Солдат писал: «Мы теперь не те, что были в японскую войну... под маской покорности рабской кроется страшная злоба... Только зажечь маленькую спичку, и вся масса загорится, и тогда трудно будет остановить народную массу. Она сметет все на своем пути, и пусть трепещет злодей, толкнувший нас на эту войну».
Все молчали. Ракитин добавил:
– То, что произошло в гвардейской стрелковой дивизии – отказ наступать, – не единственный случай. То же произошло в 7-м Сибирском корпусе, в Одоевском полку, в 21-м корпусе и других частях. Были волнения и в тылу – в Кременчуге, Гомеле, Харькове.
Лето 1916 года вплотную подвело русскую армию к развалу, несмотря на то что это лето было периодом сплошных побед. Бесплодная победа – тоже поражение, и причина этого всегда одна и та же – тупоумие и безграмотность командного состава. То, что делал Раух, [140] то в большем или меньшем масштабе делалось почти везде. Лечицкие представляли собою редкое исключение. Не узнав ничего нового, кроме грустных подробностей тяжелых боев в Галиции, я простился с друзьями и уехал в Ставку.

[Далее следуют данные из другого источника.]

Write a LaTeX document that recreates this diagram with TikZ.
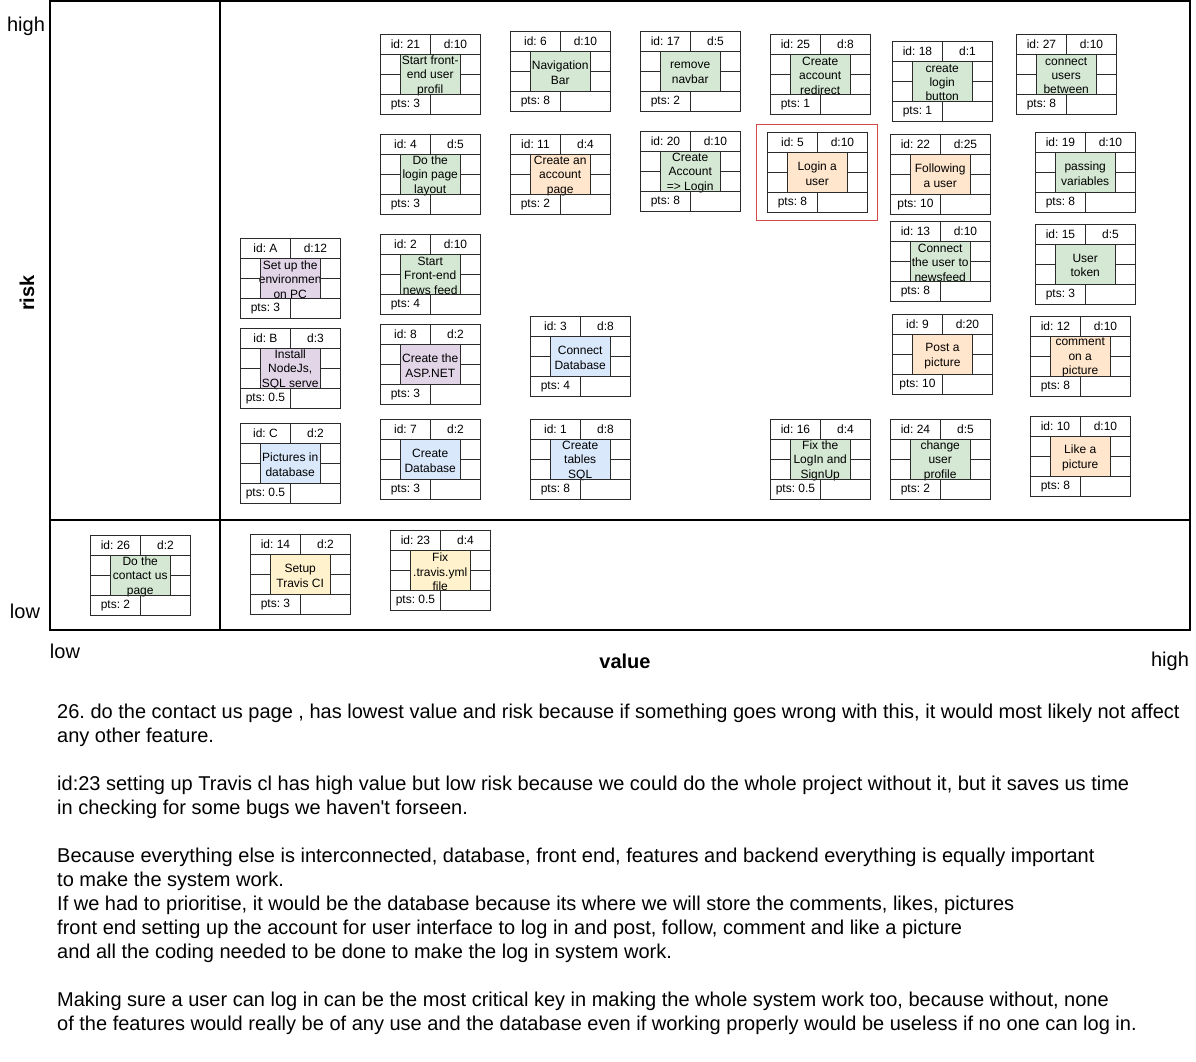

Ехал я с чувством такого глубокого отчаяния, какого еще никогда не переживал. Все основы, на которых зиждилось мое представление о жизни, сдвигались с места. Прибыв в Ставку, я прежде всего направился в морской отдел, где в свой прошлый приезд встретил живых людей, говоривших слова, в которых звучали нотки протеста. Бубнов выслушал все, что я рассказал. Особенно его потрясло то, что некоторые дивизии отказались наступать. Он заставил эту часть рассказа повторить. До Бубнова тоже доходили подобные вести с фронта. Когда одному, из полков прислали георгиевские знамена и командир дивизии пригласил полк окропить их кровью врага, ему ответили: «Пора кончать войну, да поскорей. Иначе пойдем воевать не с немцами, а с Петроградом».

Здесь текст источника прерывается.